Hence, andialbrechts approach seems to be absolutely correct.
Indeed, and the actual culprit seems to be the fact that to, cc and bcc attributes of an EmailMessage are only idna encoded when calling its message() method (and blankly passed by the SMTP backend by using the recipients() method (see 1)). In other words, the encoding with idna needs to happen earlier in the life of an EmailMessage, say in the __init__ when the different recipient attributes are handled anyway (see 2).
1: http://code.djangoproject.com/browser/django/trunk/django/core/mail/message.py?rev=14216#L173
2: http://code.djangoproject.com/browser/django/trunk/django/core/mail/message.py?rev=14216#L121
comment:17 by , 15 years ago
Replying to jezdez:
the encoding with idna needs to happen earlier in the life of an EmailMessage, say in the
__init__when the different recipient attributes are handled anyway (see 2).
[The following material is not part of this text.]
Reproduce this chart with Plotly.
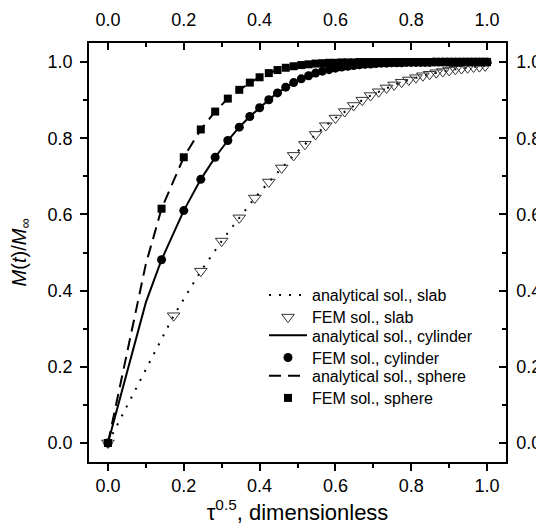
import plotly.graph_objects as go

# FEM sample positions (tau^0.5) and values
x_cs = [0, 0.1414, 0.2, 0.2449, 0.2828, 0.3162, 0.3464, 0.3742, 0.4, 0.4243, 0.4472,
        0.4690, 0.4899, 0.5099, 0.5292, 0.5477, 0.5657, 0.5831, 0.6, 0.6164, 0.6325,
        0.6481, 0.6633, 0.6782, 0.6928, 0.7071, 0.7211, 0.7348, 0.7483, 0.7616, 0.7746,
        0.7874, 0.8, 0.8124, 0.8246, 0.8367, 0.8485, 0.8602, 0.8718, 0.8832, 0.8944,
        0.9055, 0.9165, 0.9274, 0.9381, 0.9487, 0.9592, 0.9695, 0.9798, 0.9899, 1.0]
y_cyl = [0, 0.481, 0.610, 0.692, 0.750, 0.794, 0.829, 0.857, 0.880, 0.901, 0.919,
         0.934, 0.946, 0.956, 0.964, 0.971, 0.976, 0.980, 0.984, 0.987, 0.989,
         0.991, 0.993, 0.994, 0.995, 0.996, 0.997, 0.997, 0.998, 0.998, 0.998,
         0.999, 0.999, 0.999, 0.999, 0.999, 0.999, 1.0, 1.0, 1.0, 1.0,
         1.0, 1.0, 1.0, 1.0, 1.0, 1.0, 1.0, 1.0, 1.0, 1.0]
y_sph = [0, 0.615, 0.750, 0.823, 0.870, 0.904, 0.927, 0.946, 0.960, 0.971, 0.979,
         0.985, 0.989, 0.992, 0.994, 0.996, 0.997, 0.998, 0.998, 0.999, 0.999,
         0.999, 1.0, 1.0, 1.0, 1.0, 1.0, 1.0, 1.0, 1.0, 1.0,
         1.0, 1.0, 1.0, 1.0, 1.0, 1.0, 1.0, 1.0, 1.0, 1.0,
         1.0, 1.0, 1.0, 1.0, 1.0, 1.0, 1.0, 1.0, 1.0, 1.0]
x_slab = [0, 0.1732, 0.2449, 0.3, 0.3464, 0.3873, 0.4243, 0.4583, 0.4899, 0.5196, 0.5477,
          0.5745, 0.6, 0.6245, 0.6481, 0.6708, 0.6928, 0.7141, 0.7348, 0.7550, 0.7746,
          0.7937, 0.8124, 0.8307, 0.8485, 0.8660, 0.8832, 0.9, 0.9165, 0.9327, 0.9487,
          0.9644, 0.9798, 0.9950]
y_slab = [0, 0.334, 0.451, 0.530, 0.591, 0.643, 0.685, 0.722, 0.755, 0.784, 0.810,
          0.833, 0.853, 0.870, 0.886, 0.900, 0.912, 0.922, 0.932, 0.940, 0.947,
          0.953, 0.959, 0.964, 0.968, 0.972, 0.975, 0.978, 0.981, 0.983, 0.985,
          0.987, 0.988, 0.990]

# analytical curves (sampled)
xa_slab = [0, 0.1, 0.1732, 0.2449, 0.3, 0.3464, 0.3873, 0.4243, 0.4583, 0.4899, 0.5196,
           0.5477, 0.5745, 0.6, 0.6245, 0.6481, 0.6708, 0.6928, 0.7141, 0.7348, 0.7550,
           0.7746, 0.7937, 0.8124, 0.8307, 0.8485, 0.8660, 0.8832, 0.9, 0.9165, 0.9327,
           0.9487, 0.9644, 0.9798, 0.9950]
ya_slab = [0, 0.195, 0.334, 0.451, 0.530, 0.591, 0.643, 0.685, 0.722, 0.755, 0.784,
           0.810, 0.833, 0.853, 0.870, 0.886, 0.900, 0.912, 0.922, 0.932, 0.940,
           0.947, 0.953, 0.959, 0.964, 0.968, 0.972, 0.975, 0.978, 0.981, 0.983,
           0.985, 0.987, 0.988, 0.990]
xa_cs = [0, 0.1] + x_cs[1:]
ya_cyl = [0, 0.369] + y_cyl[1:]
ya_sph = [0, 0.47] + y_sph[1:]

legend_names = ["analytical sol., slab", "FEM sol., slab", "analytical sol., cylinder",
                "FEM sol., cylinder", "analytical sol., sphere", "FEM sol., sphere"]

FONT = "Arial, Liberation Sans, sans-serif"
OFF = 8                      # default page body margin shifts the figure by 8 px
W, H = 544 - OFF, 528 - OFF
ML, MR, MT, MB = 89 - OFF, 38, 43 - OFF, 66
PW, PH = W - ML - MR, H - MT - MB

legend_ids = ["legend", "legend2", "legend3", "legend4", "legend5", "legend6"]

fig = go.Figure()
fig.add_trace(go.Scatter(x=xa_slab, y=ya_slab, mode="lines", name=legend_names[0],
                         legend=legend_ids[0],
                         line=dict(color="black", width=2, dash="2px,8px")))
fig.add_trace(go.Scatter(x=x_slab, y=y_slab, mode="markers", name=legend_names[1],
                         legend=legend_ids[1],
                         marker=dict(symbol="triangle-down-open", size=11, color="#333333",
                                     line=dict(width=1))))
fig.add_trace(go.Scatter(x=xa_cs, y=ya_cyl, mode="lines", name=legend_names[2],
                         legend=legend_ids[2],
                         line=dict(color="black", width=2)))
fig.add_trace(go.Scatter(x=x_cs, y=y_cyl, mode="markers", name=legend_names[3],
                         legend=legend_ids[3],
                         marker=dict(symbol="circle", size=9, color="black")))
fig.add_trace(go.Scatter(x=xa_cs, y=ya_sph, mode="lines", name=legend_names[4],
                         legend=legend_ids[4],
                         line=dict(color="black", width=2, dash="12px,7px")))
fig.add_trace(go.Scatter(x=x_cs, y=y_sph, mode="markers", name=legend_names[5],
                         legend=legend_ids[5],
                         marker=dict(symbol="square", size=8, color="black")))
# empty trace to activate the mirrored top/right axes
fig.add_trace(go.Scatter(x=[], y=[], xaxis="x2", yaxis="y2", showlegend=False,
                         hoverinfo="skip"))

tickfont = dict(family=FONT, size=18, color="black")
common = dict(range=[-0.05, 1.05], dtick=0.2, tick0=0, tickformat=".1f",
              showgrid=False, zeroline=False, showline=True, linecolor="black",
              linewidth=1.5, tickcolor="black", tickwidth=1.5, ticklen=7,
              tickfont=tickfont, automargin=False)

# one single-item legend per entry, stacked with ~20 px row spacing (screen px)
legends = {}
for i, lid in enumerate(legend_ids):
    row_center = 296 + 20.2 * i - OFF
    shift = -1 if i % 2 == 0 else 1
    top = row_center - 17 + shift
    legends[lid] = dict(x=(264 - OFF - ML) / PW, y=(H - MB - top) / PH,
                        xanchor="left", yanchor="top", bgcolor="rgba(0,0,0,0)",
                        itemwidth=38,
                        font=dict(family=FONT, size=16, color="black"))

fig.update_layout(
    template="none",
    width=W, height=H, autosize=False,
    margin=dict(l=ML, r=MR, t=MT, b=MB),
    paper_bgcolor="white", plot_bgcolor="white",
    font=dict(family=FONT, color="black"),
    xaxis=dict(**common, ticks="outside",
               minor=dict(ticks="outside", ticklen=4, dtick=0.1, tickcolor="black",
                          tickwidth=1.5),
               title=dict(text="τ<sup>0.5</sup>, dimensionless",
                          font=dict(family=FONT, size=22), standoff=7)),
    yaxis=dict(**common, ticks="outside", ticklabelstandoff=4,
               minor=dict(ticks="outside", ticklen=4, dtick=0.1, tickcolor="black",
                          tickwidth=1.5),
               title=dict(text="<i>M</i>(<i>t</i>)/<i>M</i><sub>∞</sub>",
                          font=dict(family=FONT, size=20), standoff=16)),
    xaxis2=dict(**common, ticks="inside", overlaying="x", side="top", anchor="y2",
                ticklabelstandoff=8,
                minor=dict(ticks="inside", ticklen=4, dtick=0.1, tickcolor="black",
                           tickwidth=1.5)),
    yaxis2=dict(**common, ticks="inside", overlaying="y", side="right", anchor="x2",
                ticklabelstandoff=5,
                minor=dict(ticks="inside", ticklen=4, dtick=0.1, tickcolor="black",
                           tickwidth=1.5)),
    showlegend=True,
    **legends,
)

fig.write_html("out.html")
I think encoding during __init__ is a bad idea since you might want to change those object variables at a later time. Maybe set private object vars during __init__ and make to, cc, bcc properties delivering encoded values?
comment:18 by , 15 years ago
| Has patch: | set |
|---|---|
| Patch needs improvement: | unset |
Just attached a patch using the idea on comment 12 from andialbrecht. I choose to use the encode-at-the-last-moment approach. Note that only the addresses really used by SMTP to send the messages are idna encoded, not the addresses in the message headers.
comment:19 by , 15 years ago
| Resolution: | → fixed |
|---|---|
| Status: | reopened → closed |
I added such test to regressiontests/mail.py and it worked fine.